Tsipras è stato così bravo a servire la borghesia greca da aver superato gli obiettivi di risparmio e aver persino accantonato un “tesoretto” di 34 miliardi di euro. Una volta sancita con la Ue la fine della situazione di crisi, Tsipras all'inizio dello scorso maggio prometteva di tagliare le tasse e aumentare le pensioni dopo anni di austerità. Gli elettori greci non si sono lasciati infinocchiare.
Abbiamo perso ma non è stata “una débâcle strategica”, dichiarava Tsipras e molti esponenti di Syriza rilanciavano il ruolo della formazione della “sinistra” borghese greca definendola come una “forza di riferimento per tutto il mondo progressista”.
Una posizione sostenuta a spada tratta da Il manifesto trotzkista, con la Castellina che esaltava il modello governativo borghese e riformista del traditore greco.
Queste elezioni greche “sono anche cosa nostra”, sosteneva Luciana Castellina su Il Manifesto del 9 luglio e non solo perché si era candidata alle elezioni europee in Grecia nella lista di Syriza. Intanto ci spiegava che Tsipras ha fatto bene a “assumersi il fardello per liberare la Grecia dal diktat del Memorandum, per riconquistare sovranità”, nello scegliere una “strada impopolare ma la sola ragionevole, ha evitato populismi e demagogia. Ribaltando la logica dei fatti, la presenta non come quello che è, una resa alla Ue, ma addirittura come un modello da seguire. E lamentava che in questo non è stato appoggiato dalla altre formazioni parlamentari o meno di sinistra che sono rimaste divise, al contrario della destra che si è ricompattata su Nd. Una considerazione che non esce dalla perdente logica trotzkista dell'unità a prescindere dai contenuti, una unità con Tsipras che avrebbe fatto comunque perdere il popolo greco.

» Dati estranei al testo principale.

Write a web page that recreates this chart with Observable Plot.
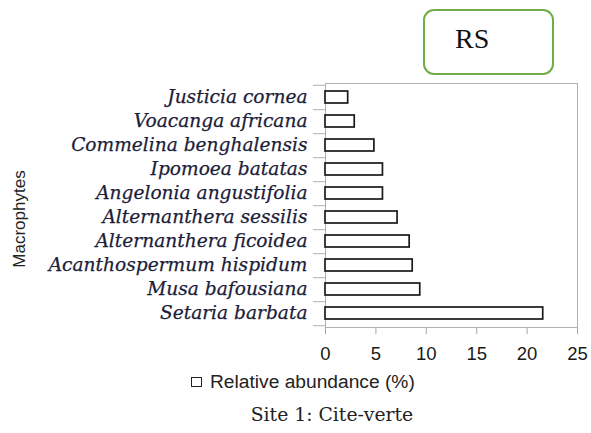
<!DOCTYPE html>
<html>
<head>
<meta charset="utf-8">
<script src="https://cdn.jsdelivr.net/npm/d3@7"></script>
<script src="https://cdn.jsdelivr.net/npm/@observablehq/plot@0.6"></script>
<style>
  html, body { margin: 0; padding: 0; background: white; }
  #wrap { position: relative; width: 591px; height: 433px; overflow: hidden; background: white; }
  #chart svg g[aria-label^="x-axis"] { color: #a8a8a8; }
  #chart svg g[aria-label^="x-axis"] text { fill: #1a1a1a; font-family: "Liberation Sans", Arial, sans-serif; font-size: 18.5px; }
  #chart svg g[aria-label^="y-axis"] text { fill: #1b2038; font-family: "DejaVu Serif", serif; font-style: italic; font-size: 18.6px; stroke: #1b2038; stroke-width: 0.25px; }
  #rs { position: absolute; left: 423px; top: 9px; width: 131px; height: 66px; box-sizing: border-box;
        border: 2.5px solid #70ad47; border-radius: 11px; background: white; }
  #rs span { position: absolute; left: 30px; top: 14px; font-family: "Liberation Serif", "Times New Roman", serif; font-size: 28px; color: #111; line-height: 1; }
  #ylab { position: absolute; left: 18.5px; top: 218.5px; transform: translate(-50%, -50%) rotate(-90deg);
          font-family: "Liberation Sans Narrow", "Arial Narrow", "Liberation Sans", sans-serif; font-size: 17px; color: #222; white-space: nowrap; line-height: 1; }
  #legend { position: absolute; left: 191px; top: 372px; font-family: "Liberation Sans", Arial, sans-serif; font-size: 19.2px; color: #222; white-space: nowrap; line-height: 1; }
  #legend .sw { display: inline-block; width: 9px; height: 8px; border: 1.8px solid #222; margin-right: 8px; vertical-align: 1px; }
  #caption { position: absolute; left: 0; width: 664px; top: 406px; text-align: center; font-family: "DejaVu Serif", serif; font-size: 18.8px; color: #222; white-space: nowrap; line-height: 1; }
</style>
</head>
<body>
<div id="wrap">
  <div id="chart"></div>
  <div id="rs"><span>RS</span></div>
  <div id="ylab">Macrophytes</div>
  <div id="legend"><span class="sw"></span>Relative abundance (%)</div>
  <div id="caption">Site 1: Cite-verte</div>
</div>
<script>
const categories = ["Justicia cornea", "Voacanga africana", "Commelina benghalensis", "Ipomoea batatas",
  "Angelonia angustifolia", "Alternanthera sessilis", "Alternanthera ficoidea", "Acanthospermum hispidum",
  "Musa bafousiana", "Setaria barbata"];
const values = [2.25, 2.9, 4.85, 5.7, 5.7, 7.15, 8.35, 8.65, 9.4, 21.6];
const xTicks = [0, 5, 10, 15, 20, 25];

const data = categories.map((name, i) => ({name, value: values[i]}));

const W = 591, H = 433, mt = 83, mb = 106, ml = 325, mr = 14;
const step = (H - mt - mb) / categories.length;

const chart = Plot.plot({
  width: W, height: H,
  marginTop: mt, marginBottom: mb, marginLeft: ml, marginRight: mr,
  style: {background: "transparent", overflow: "visible"},
  x: {domain: [0, 25], ticks: xTicks, label: null, tickSize: 7, tickPadding: 12.5},
  y: {domain: categories, paddingInner: 0.5, paddingOuter: 0.25, label: null, tickSize: 0, tickPadding: 18},
  marks: [
    Plot.frame({stroke: "#b0b0b0"}),
    Plot.ruleY(categories, {y: d => d, dy: step / 2, x1: -1.2, x2: 0, stroke: "#b0b0b0"}),
    Plot.ruleY(categories.slice(0, 1), {y: d => d, dy: -step / 2, x1: -1.2, x2: 0, stroke: "#b0b0b0"}),
    Plot.barX(data, {x: "value", y: "name", fill: "white", stroke: "#1a1a1a", strokeWidth: 1.7})
  ]
});
document.getElementById("chart").appendChild(chart);
</script>
</body>
</html>
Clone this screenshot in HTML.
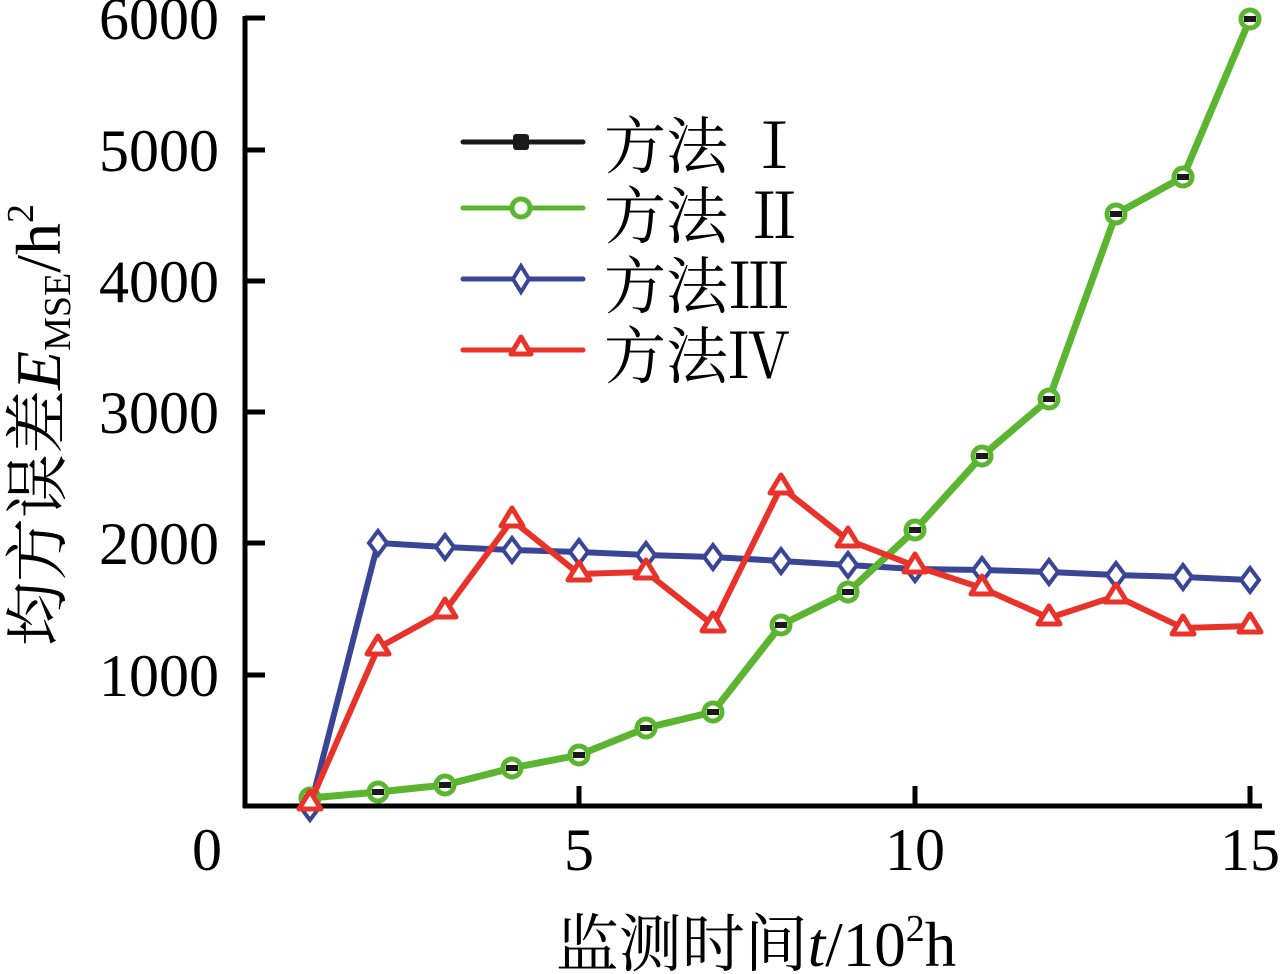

Tsipras non ha commesso errori, insisteva l'antica imbrogliona trotzkista, in fondo “non ha perso che qualcuno dei suoi voti”. Per Syriza è stato anzi un “successo” quello di essere arrivata a mantenere il sostegno di “questo 32% di elettorato”. E naturalmente nasconde che tale valore è riferito ai voti validi e in realtà vale quasi la metà a fronte della diserzione delle urne, ma il ragionamento scorretto e truffaldino le serviva per giustificare l'enfasi che poneva nell'insistere che la formazione politica deve continuare sulla stessa strada fino a “diventare un grande partito europeo”. Per “costruire rapporti di forza che ci consentano di cambiare l’Europa, insieme a Podemos, al Bloque portoghese, e ad altre esperienze, che pur fra tante difficoltà ci hanno in questi anni fatto sperare”. Con Syriza e Tsipras proiettati a livello europeo l'inganno continua.